If this is what we will require of media going forward, that is, if promulgating core values that help ensure human life is to survive on this planet and my grandchildren are to have grandchildren, then my role as a student and a teacher includes this concern.

It appears that the future of life on this planet would improve, could we remove commercial media, were such a thing possible. We must acknowledge this, if it is true. Because thought precedes invention,  we must think it. Prescience is simply weighing possibilities given what is known and what is suspected. For instance, we know that commercial media has effectively harnessed the power of mob psychology to promote the consumption of goods and activities that results in the world as we have it.

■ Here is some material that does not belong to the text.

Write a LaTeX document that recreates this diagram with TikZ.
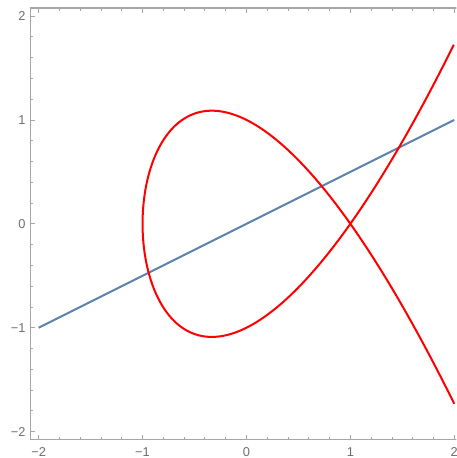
\documentclass[tikz,border=0pt]{standalone}
\usepackage{fontspec}
\setmainfont{Liberation Sans}
\definecolor{mblue}{HTML}{5E81B5}
\definecolor{framegray}{HTML}{A6A6A6}
\definecolor{labelgray}{HTML}{6E6E6E}
\tikzset{
  framestyle/.style={draw=framegray, line width=0.8pt},
  tickstyle/.style={draw=framegray, line width=0.6pt},
  ticklabel/.style={text=labelgray, font=\fontsize{9.6}{11}\selectfont, inner sep=0pt},
  curvestyle/.style={draw=red, line width=1.5pt, line join=round},
  linestyle/.style={draw=mblue, line width=1.5pt}
}
\begin{document}
\begin{tikzpicture}[x=77.85pt,y=77.85pt]
\useasboundingbox (-2.372,-2.254) rectangle (2.021,2.154);
\clip (-2.372,-2.254) rectangle (2.021,2.154);
% frame
\draw[framestyle] (-2.08,-2.08) rectangle (2.08,2.077);
% ticks
\foreach \i in {-10,...,10}{
  \pgfmathsetmacro{\v}{\i/5}
  \pgfmathsetmacro{\L}{ifthenelse(mod(abs(\i),5)==0,0.046,0.027)}
  \draw[tickstyle] (\v,-2.08) -- ++(0,\L);
  \draw[tickstyle] (\v,2.077) -- ++(0,-\L);
  \draw[tickstyle] (-2.08,\v) -- ++(\L,0);
  \draw[tickstyle] (2.08,\v) -- ++(-\L,0);
}
% tick labels
\foreach \v/\t in {-2/{−2},-1/{−1},0/0,1/1,2/2}{
  \node[ticklabel, anchor=center] (xl\v) at (\v,-2.196) {\t};
  \node[ticklabel, anchor=east] (yl\v) at (-2.125,\v) {\t};
}
% data
\begin{scope}
\clip (-2.08,-2.08) rectangle (2.08,2.077);
\draw[linestyle] (-2,-1) -- (2,1);
\draw[curvestyle] plot[domain=-1.7320508:1.7320508, samples=300, smooth] ({\x*\x-1},{\x*\x*\x-2*\x});
\end{scope}
\end{tikzpicture}
\end{document}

There’s no way to change this focus of media that is consistent with commercial priorities, however, as battles for food occur everyday in communities in my country, it’s easy to see that the symptoms of economic deprivation are exasperated by media that is focused on conditioning viewers to equate their self esteem with ownership of consumable status symbols and coincidentally, also fosters dissatisfaction with life in many and hostility toward those who appear to be doing better and have reason to fear those who are less fortunate.

Because the task of responsible media requires the consideration of who is adversely affected, there is the question: whom among my country’s population are economically deprived? Who are the individuals that are defeated in their attempt to be responsible for their lives and those of their loved ones and/or who are resigned to the idea that they can’t be so responsible because they can’t afford to? It’s a growing number that includes members of a previous working class that are now unemployed due to labor market globalization, age disqualification and the extinction of industries that depended on finite natural resources, such as, fish, coal, steel, and lumber and the mechanization of agricultural and other processes. Increasingly enlarging this group are the aging population, who are now out of synch with archaic policies of employment and “retirement” and whose circumstances are often further debilitated by the encouragement of mobility that weakens the anchoring of relationships in communities and all of this together creates a permanent and growing marginalized under-class of unemployed and largely unemployable people over 50 that are costly to support. They are most of us. They are the audience.

You can thus understand why I can watch an interview with David Simon, who knows all this and quite frankly confesses, “hey, look, I’m ok, I sold a show to HBO, my checks come in the mail regularly” with some amusement, as well the conversations of other beneficiaries of a successful career performing and producing media that of course, haven’t crossed the line in any meaningful way and I struggle to deter myself from thinking, “so f—g what?” I was shocked when I first heard Groucho Marx sing, Show Me A Rose, now I sing it myself now as my neighbor has retired to his stucco semi-fortress and I can work again.